I think the other answer is wrong, so will give a detailed development here. First, let $X_1, \dotsc, X_n$ be iid uniform on the interval $(0,\theta)$. Then the likelihood function can be written as
$$
L(\theta)= \theta^{-n} \cdot \mathbb{1}(\theta \ge T)
$$ where $T=\max(X_1, \dotsc, X_n)$ is the sufficient statistic for $\theta$. The log likelihood then can be written
$$
l(\theta)=\log L(\theta)= -n \log \theta+ \begin{cases} 0 &,\theta\ge T \\ -\infty &, \theta<T \end{cases}
$$ and its first derivative (where it exists) can be written
$$
-n/\theta
$$ with expectation equal to $ -n/\theta \not= 0$, so **we cannot calculate the Fisher information via the expectation of the second derivative, since that equality depends on equality to zero above. If we nevertheless do that, we end up with Fisher information as $-n/\theta^2$, which is negative so of course impossible.

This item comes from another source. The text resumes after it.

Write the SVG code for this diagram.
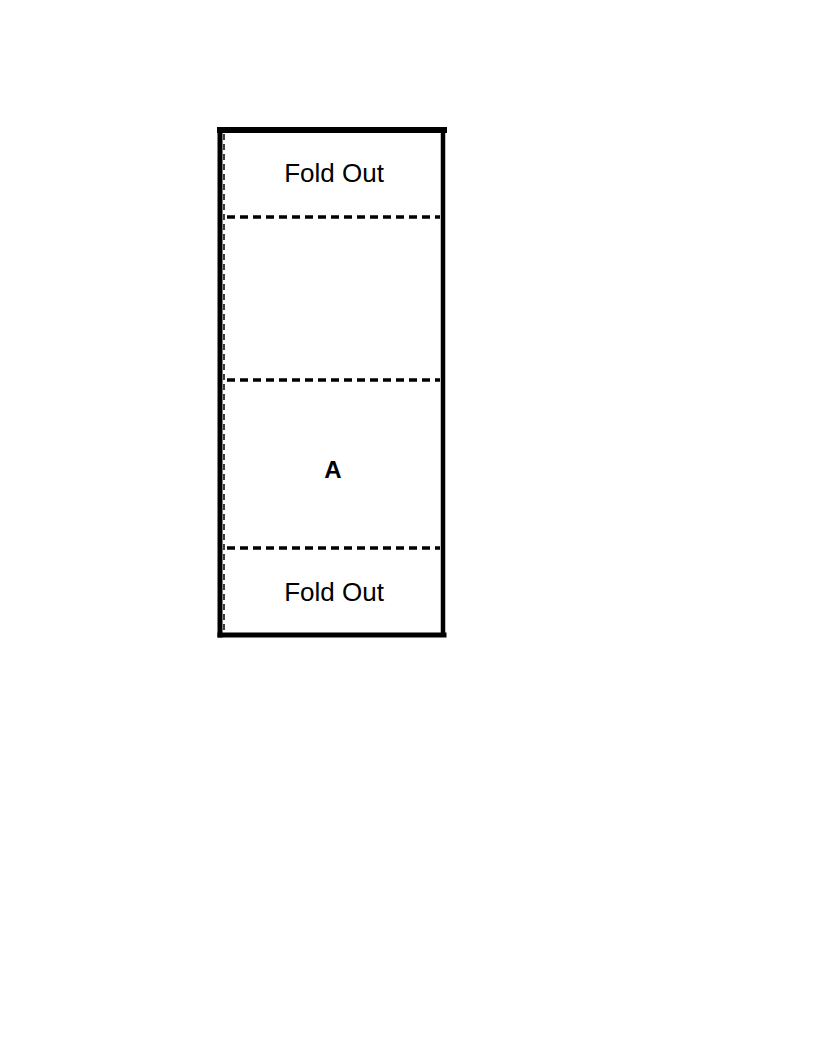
<svg xmlns="http://www.w3.org/2000/svg" width="816" height="1056" viewBox="0 0 816 1056">
<style>
.solid{stroke:#000;stroke-linecap:square;fill:none}
.fold{stroke:#000;stroke-width:3.5;stroke-dasharray:8,5;fill:none}
.thin{stroke:#000;stroke-width:1.5;stroke-dasharray:6,4;fill:none}
.lbl{font-family:"Liberation Sans",Arial,sans-serif;font-size:26px;fill:#000;text-anchor:middle}
.bold{font-weight:bold;font-size:24px}
</style>
<rect width="816" height="1056" fill="#fff"/>
<g id="panel">
<line class="solid" x1="220" y1="130" x2="444" y2="130" stroke-width="6"/>
<line class="solid" x1="220" y1="130" x2="220" y2="635" stroke-width="5"/>
<line class="solid" x1="443" y1="130" x2="443" y2="633" stroke-width="4.5"/>
<line class="solid" x1="220" y1="635" x2="444" y2="635" stroke-width="5"/>
<line class="thin" x1="224" y1="134" x2="224" y2="632"/>
</g>
<g id="folds">
<line class="fold" x1="227" y1="217" x2="440" y2="217"/>
<line class="fold" x1="227" y1="380" x2="440" y2="380"/>
<line class="fold" x1="227" y1="548" x2="440" y2="548"/>
</g>
<g id="top-label"><text class="lbl" x="334" y="182">Fold Out</text></g>
<g id="a-label"><text class="lbl bold" x="333" y="478">A</text></g>
<g id="bottom-label"><text class="lbl" x="334" y="601">Fold Out</text></g>
</svg>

Then, using directly the definition of Fisher information, see Wikipedia: Fisher information, we get
$$\DeclareMathOperator{\E}{\mathbb{E}}
I(\theta)=\E_{\theta}\left\{ \left[\frac{\partial}{\partial\theta}\log f(x;\theta)\right]^2\right\} = \int_0^\theta [-n/\theta]^2 (1/\theta)\; dx = (n/\theta)^2
$$
Then the Jeffrey's uninformative prior is proportional to its squareroot, that is,
$$
\pi(\theta) \propto 1/\theta, \quad \theta>0
$$
which is an improper prior. But when $n\ge 2$ we get a proper posterior, which is Pareto with parameters of scale $x_m = L$ and shape $\alpha = n$. The density is given by
$$
\pi(\theta \,|\, T) = \frac{n}{\theta} \left( \frac{T}{\theta}\right)^{n}
$$ for $\theta \ge T$ and $n\ge 2$.
Note that the Jeffrey's prior can be seen as a degenerate Pareto conjugate prior with parameters $x_m = 0, \, \alpha = 0$.